Q. About ISO 9000-9002?
A. It is like the rule book. It allows you to play the game and it doesn't say anything about whether you win. I just says you won't be thrown off the cricket pitch because you did something wrong. It says we know how to create a quality system and we have documented it. It says nothing about your competitive performance, it says nothing about whether you are going to make any money, it says nothing about whether you are going to be here next year. Companies must realise this. It just allows you in many cases to bid. It doesn't say whether you are going to get the bid.
Q. Any comments on the quality movement in India?

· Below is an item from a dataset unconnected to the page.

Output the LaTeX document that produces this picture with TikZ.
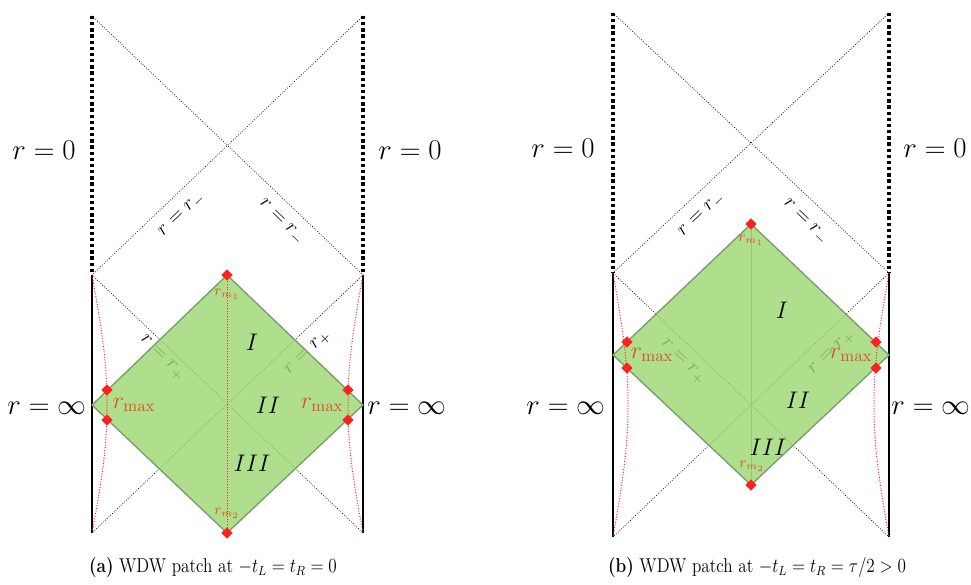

A. Right now India is going through a huge transition from a time when you had more customers and you needed products, to a situation in which you have more products and you need customers. Quality is really going to be a major issue. Because when customers have a choice, they exercise their choice with a vengeance. It is already happening here in the car market and it is catching up fast in other markets as well, such as the airlines. On a scale of 1 through 10, I would rate the quality movement in the country somewhere between 3 and 5. It is very hard to be motivated without a lot of pressure and there hasn't been a lot of pressure until recently and so with the market opening up, you see some very good companies come in.
The world class people are here now and some are getting started. Things are going to change very, very fast. But it definitely has not hit every company or every industry. It is going to take a while for some of them to wake up. After they even want to change, it is going to take some time...so they have to explore different options and understand what the choices are and get really serious.